» **What this task involves**
Exclude the pictures, then repeat the remaining data exactly.

>>>>

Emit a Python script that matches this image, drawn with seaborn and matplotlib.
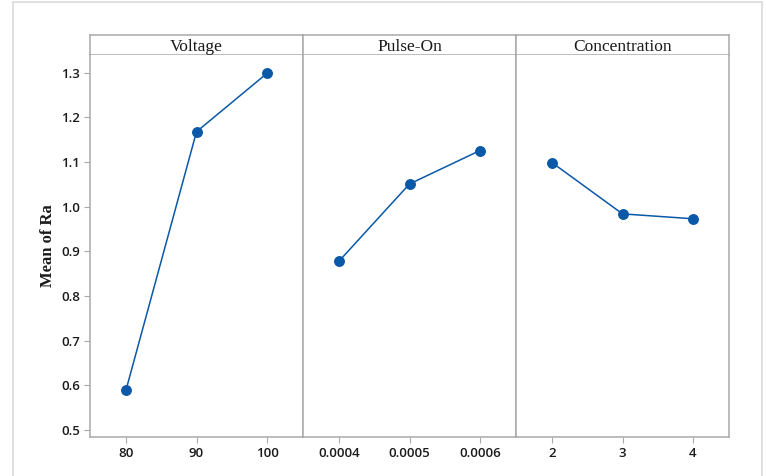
import matplotlib
matplotlib.use("Agg")
import matplotlib.pyplot as plt
import pandas as pd
import seaborn as sns
from matplotlib.patches import Rectangle

# factor levels and mean response (Ra)
factors = ["Voltage", "Pulse-On", "Concentration"]
voltage_levels = ["80", "90", "100"]
pulse_levels = ["0.0004", "0.0005", "0.0006"]
conc_levels = ["2", "3", "4"]
voltage_means = [0.589, 1.168, 1.299]
pulse_means = [0.878, 1.051, 1.126]
conc_means = [1.099, 0.984, 0.973]

levels = [voltage_levels, pulse_levels, conc_levels]
means = [voltage_means, pulse_means, conc_means]
y_ticks = [0.5, 0.6, 0.7, 0.8, 0.9, 1.0, 1.1, 1.2, 1.3]

sns.set_theme(style="white")
plt.rcParams["font.family"] = ["Open Sans", "DejaVu Sans"]

line_color = "#0a58a8"
frame_color = "#a9a9a9"
text_color = "#1a1a1a"
tick_font = dict(size=9.5, weight="semibold")

fig = plt.figure(figsize=(7.66, 4.76), dpi=100)
gs = fig.add_gridspec(
    2, 3, height_ratios=[20, 382], hspace=0, wspace=0,
    left=90 / 766, right=729 / 766, bottom=1 - 437 / 476, top=1 - 35 / 476,
)

ax0 = None
for i, name in enumerate(factors):
    strip = fig.add_subplot(gs[0, i])
    strip.set_xticks([])
    strip.set_yticks([])
    for sp in strip.spines.values():
        sp.set_color(frame_color)
        sp.set_linewidth(1.1)
    strip.text(0.5, 0.42, name, ha="center", va="center", fontsize=12.5,
               family="Liberation Serif", color=text_color,
               transform=strip.transAxes)

    ax = fig.add_subplot(gs[1, i], sharey=ax0)
    if ax0 is None:
        ax0 = ax
    df = pd.DataFrame({"level": levels[i], "mean": means[i]})
    sns.pointplot(data=df, x="level", y="mean", order=levels[i], ax=ax,
                  color=line_color, errorbar=None, markersize=7,
                  linewidth=1.1)
    ax.set_xlim(-0.51, 2.51)
    ax.set_xlabel("")
    ax.set_ylabel("")
    for sp in ax.spines.values():
        sp.set_color(frame_color)
        sp.set_linewidth(1.1)
    ax.spines["top"].set_visible(False)
    ax.tick_params(axis="x", direction="out", length=4, width=0.8,
                   color=frame_color, labelcolor=text_color, pad=3,
                   bottom=True)
    for lab in ax.get_xticklabels():
        lab.set_fontproperties(tick_font)
    if i == 0:
        ax.tick_params(axis="y", direction="out", length=4, width=0.8,
                       color=frame_color, labelcolor=text_color, pad=3,
                       left=True)
    else:
        ax.tick_params(axis="y", left=False, labelleft=False)

ax0.set_ylim(0.484, 1.340)
ax0.set_yticks(y_ticks)
ax0.set_yticklabels([f"{t:.1f}" for t in y_ticks], fontdict=tick_font)
ax0.set_ylabel("Mean of Ra", fontsize=12, family="Liberation Serif",
               fontweight="bold", color=text_color, labelpad=4)

# light outer frame around the whole graph
fig.patches.append(Rectangle((13 / 766, -0.02), 749 / 766, 1.02 - 2 / 476,
                             transform=fig.transFigure, fill=False,
                             edgecolor="#dadada", linewidth=1.2))

fig.savefig("out.png", dpi=100)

<<<<

» **Output below**
Emit a Python script that matches this image, drawn with seaborn and matplotlib.
import matplotlib
matplotlib.use("Agg")
import matplotlib.pyplot as plt
import pandas as pd
import seaborn as sns
from matplotlib.patches import Rectangle

# factor levels and mean response (Ra)
factors = ["Voltage", "Pulse-On", "Concentration"]
voltage_levels = ["80", "90", "100"]
pulse_levels = ["0.0004", "0.0005", "0.0006"]
conc_levels = ["2", "3", "4"]
voltage_means = [0.589, 1.168, 1.299]
pulse_means = [0.878, 1.051, 1.126]
conc_means = [1.099, 0.984, 0.973]

levels = [voltage_levels, pulse_levels, conc_levels]
means = [voltage_means, pulse_means, conc_means]
y_ticks = [0.5, 0.6, 0.7, 0.8, 0.9, 1.0, 1.1, 1.2, 1.3]

sns.set_theme(style="white")
plt.rcParams["font.family"] = ["Open Sans", "DejaVu Sans"]

line_color = "#0a58a8"
frame_color = "#a9a9a9"
text_color = "#1a1a1a"
tick_font = dict(size=9.5, weight="semibold")

fig = plt.figure(figsize=(7.66, 4.76), dpi=100)
gs = fig.add_gridspec(
    2, 3, height_ratios=[20, 382], hspace=0, wspace=0,
    left=90 / 766, right=729 / 766, bottom=1 - 437 / 476, top=1 - 35 / 476,
)

ax0 = None
for i, name in enumerate(factors):
    strip = fig.add_subplot(gs[0, i])
    strip.set_xticks([])
    strip.set_yticks([])
    for sp in strip.spines.values():
        sp.set_color(frame_color)
        sp.set_linewidth(1.1)
    strip.text(0.5, 0.42, name, ha="center", va="center", fontsize=12.5,
               family="Liberation Serif", color=text_color,
               transform=strip.transAxes)

    ax = fig.add_subplot(gs[1, i], sharey=ax0)
    if ax0 is None:
        ax0 = ax
    df = pd.DataFrame({"level": levels[i], "mean": means[i]})
    sns.pointplot(data=df, x="level", y="mean", order=levels[i], ax=ax,
                  color=line_color, errorbar=None, markersize=7,
                  linewidth=1.1)
    ax.set_xlim(-0.51, 2.51)
    ax.set_xlabel("")
    ax.set_ylabel("")
    for sp in ax.spines.values():
        sp.set_color(frame_color)
        sp.set_linewidth(1.1)
    ax.spines["top"].set_visible(False)
    ax.tick_params(axis="x", direction="out", length=4, width=0.8,
                   color=frame_color, labelcolor=text_color, pad=3,
                   bottom=True)
    for lab in ax.get_xticklabels():
        lab.set_fontproperties(tick_font)
    if i == 0:
        ax.tick_params(axis="y", direction="out", length=4, width=0.8,
                       color=frame_color, labelcolor=text_color, pad=3,
                       left=True)
    else:
        ax.tick_params(axis="y", left=False, labelleft=False)

ax0.set_ylim(0.484, 1.340)
ax0.set_yticks(y_ticks)
ax0.set_yticklabels([f"{t:.1f}" for t in y_ticks], fontdict=tick_font)
ax0.set_ylabel("Mean of Ra", fontsize=12, family="Liberation Serif",
               fontweight="bold", color=text_color, labelpad=4)

# light outer frame around the whole graph
fig.patches.append(Rectangle((13 / 766, -0.02), 749 / 766, 1.02 - 2 / 476,
                             transform=fig.transFigure, fill=False,
                             edgecolor="#dadada", linewidth=1.2))

fig.savefig("out.png", dpi=100)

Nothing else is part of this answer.